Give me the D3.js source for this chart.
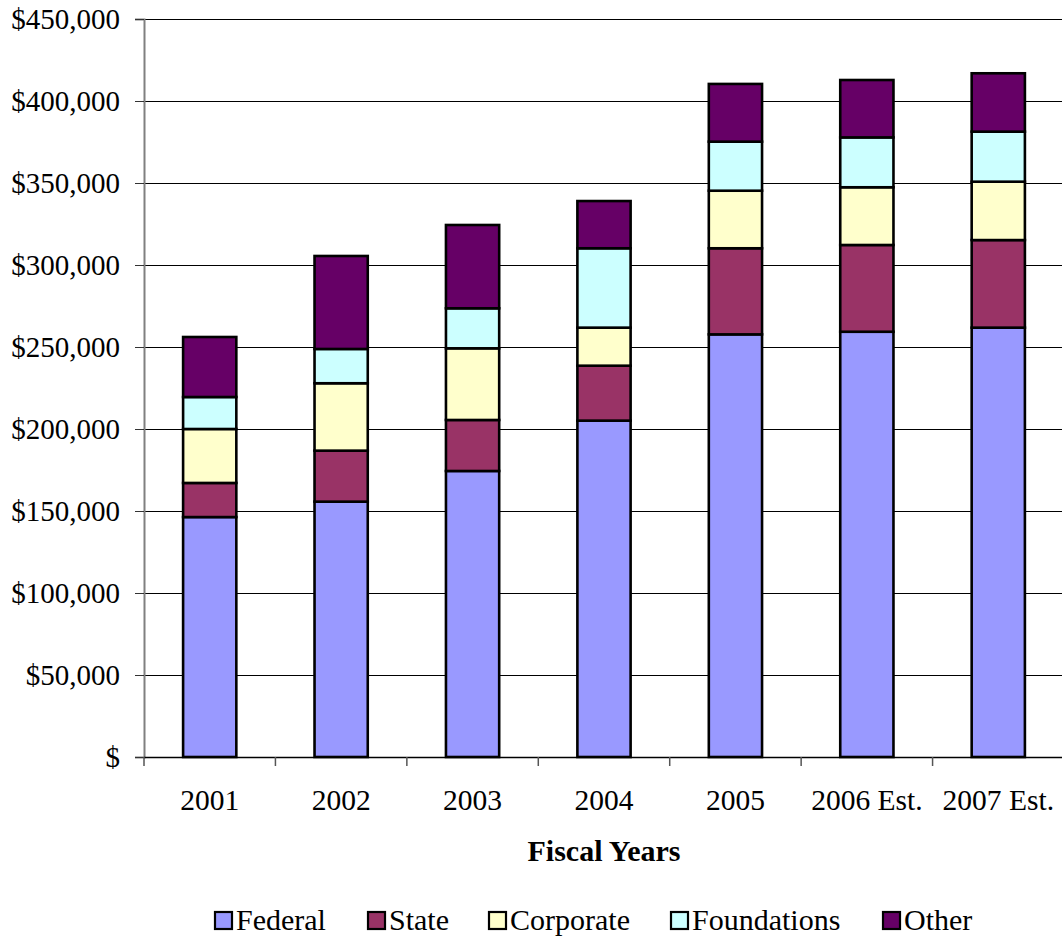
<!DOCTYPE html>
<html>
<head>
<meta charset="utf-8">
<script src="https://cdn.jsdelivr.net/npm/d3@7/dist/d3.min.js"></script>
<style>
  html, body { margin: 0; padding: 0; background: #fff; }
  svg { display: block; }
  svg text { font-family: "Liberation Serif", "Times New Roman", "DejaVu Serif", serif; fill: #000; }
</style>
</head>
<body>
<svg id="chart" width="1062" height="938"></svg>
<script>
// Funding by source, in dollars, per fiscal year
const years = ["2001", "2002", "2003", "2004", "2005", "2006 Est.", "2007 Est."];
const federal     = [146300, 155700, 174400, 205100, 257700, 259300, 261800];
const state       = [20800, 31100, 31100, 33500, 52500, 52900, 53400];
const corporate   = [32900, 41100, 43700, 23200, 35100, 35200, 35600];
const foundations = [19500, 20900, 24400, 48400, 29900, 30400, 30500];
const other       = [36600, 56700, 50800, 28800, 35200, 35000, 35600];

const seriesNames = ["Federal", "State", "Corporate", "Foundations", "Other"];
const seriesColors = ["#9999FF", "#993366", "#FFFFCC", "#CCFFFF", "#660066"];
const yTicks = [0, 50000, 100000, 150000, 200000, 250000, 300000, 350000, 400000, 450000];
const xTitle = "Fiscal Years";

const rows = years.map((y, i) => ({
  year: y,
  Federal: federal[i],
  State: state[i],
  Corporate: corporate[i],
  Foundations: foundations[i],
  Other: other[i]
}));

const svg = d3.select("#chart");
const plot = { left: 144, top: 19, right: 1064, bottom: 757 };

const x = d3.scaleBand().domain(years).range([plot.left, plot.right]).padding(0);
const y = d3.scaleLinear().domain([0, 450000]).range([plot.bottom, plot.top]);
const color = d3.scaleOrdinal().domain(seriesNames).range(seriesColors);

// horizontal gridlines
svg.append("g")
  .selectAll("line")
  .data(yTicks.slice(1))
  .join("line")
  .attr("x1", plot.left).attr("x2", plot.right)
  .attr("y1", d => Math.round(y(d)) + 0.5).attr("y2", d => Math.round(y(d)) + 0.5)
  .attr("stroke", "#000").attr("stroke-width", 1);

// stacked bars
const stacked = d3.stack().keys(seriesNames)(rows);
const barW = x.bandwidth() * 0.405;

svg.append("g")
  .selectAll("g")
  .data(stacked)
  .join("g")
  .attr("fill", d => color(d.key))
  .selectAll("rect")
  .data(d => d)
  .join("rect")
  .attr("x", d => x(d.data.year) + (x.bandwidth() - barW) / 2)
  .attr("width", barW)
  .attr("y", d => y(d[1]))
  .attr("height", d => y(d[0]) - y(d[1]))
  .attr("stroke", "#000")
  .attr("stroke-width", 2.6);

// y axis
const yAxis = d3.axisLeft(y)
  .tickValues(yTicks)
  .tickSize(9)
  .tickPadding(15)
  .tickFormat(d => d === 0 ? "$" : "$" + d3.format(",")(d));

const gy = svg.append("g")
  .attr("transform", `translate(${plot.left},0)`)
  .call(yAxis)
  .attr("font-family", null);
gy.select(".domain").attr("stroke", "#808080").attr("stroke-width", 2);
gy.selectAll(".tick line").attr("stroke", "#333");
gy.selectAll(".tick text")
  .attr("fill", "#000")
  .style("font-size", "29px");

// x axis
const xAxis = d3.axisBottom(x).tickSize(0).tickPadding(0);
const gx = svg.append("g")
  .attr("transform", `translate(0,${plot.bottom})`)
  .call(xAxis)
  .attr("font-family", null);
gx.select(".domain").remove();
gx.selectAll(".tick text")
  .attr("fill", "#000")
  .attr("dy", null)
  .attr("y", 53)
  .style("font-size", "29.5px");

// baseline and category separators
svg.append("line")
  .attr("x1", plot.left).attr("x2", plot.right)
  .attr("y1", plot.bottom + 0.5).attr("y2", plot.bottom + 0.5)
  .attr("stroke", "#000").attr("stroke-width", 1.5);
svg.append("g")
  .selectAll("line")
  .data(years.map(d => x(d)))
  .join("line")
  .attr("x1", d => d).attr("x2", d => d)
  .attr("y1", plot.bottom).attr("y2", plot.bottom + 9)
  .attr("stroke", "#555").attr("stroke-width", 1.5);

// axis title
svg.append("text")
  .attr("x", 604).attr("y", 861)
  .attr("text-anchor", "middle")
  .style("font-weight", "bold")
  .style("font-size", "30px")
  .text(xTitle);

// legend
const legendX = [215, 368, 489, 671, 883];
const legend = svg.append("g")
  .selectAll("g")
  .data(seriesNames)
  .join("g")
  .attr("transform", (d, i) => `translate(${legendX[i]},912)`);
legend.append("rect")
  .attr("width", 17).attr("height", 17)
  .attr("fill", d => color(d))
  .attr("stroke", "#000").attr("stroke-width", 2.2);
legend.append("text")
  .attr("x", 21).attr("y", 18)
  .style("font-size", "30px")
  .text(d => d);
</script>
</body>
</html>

• **GIVEN INSTRUCTION**
Skip every picture and return the lines above from the top through the one that contains "35200, 35000, 35600];".

• **RESULT**
Give me the D3.js source for this chart.
<!DOCTYPE html>
<html>
<head>
<meta charset="utf-8">
<script src="https://cdn.jsdelivr.net/npm/d3@7/dist/d3.min.js"></script>
<style>
  html, body { margin: 0; padding: 0; background: #fff; }
  svg { display: block; }
  svg text { font-family: "Liberation Serif", "Times New Roman", "DejaVu Serif", serif; fill: #000; }
</style>
</head>
<body>
<svg id="chart" width="1062" height="938"></svg>
<script>
// Funding by source, in dollars, per fiscal year
const years = ["2001", "2002", "2003", "2004", "2005", "2006 Est.", "2007 Est."];
const federal     = [146300, 155700, 174400, 205100, 257700, 259300, 261800];
const state       = [20800, 31100, 31100, 33500, 52500, 52900, 53400];
const corporate   = [32900, 41100, 43700, 23200, 35100, 35200, 35600];
const foundations = [19500, 20900, 24400, 48400, 29900, 30400, 30500];
const other       = [36600, 56700, 50800, 28800, 35200, 35000, 35600];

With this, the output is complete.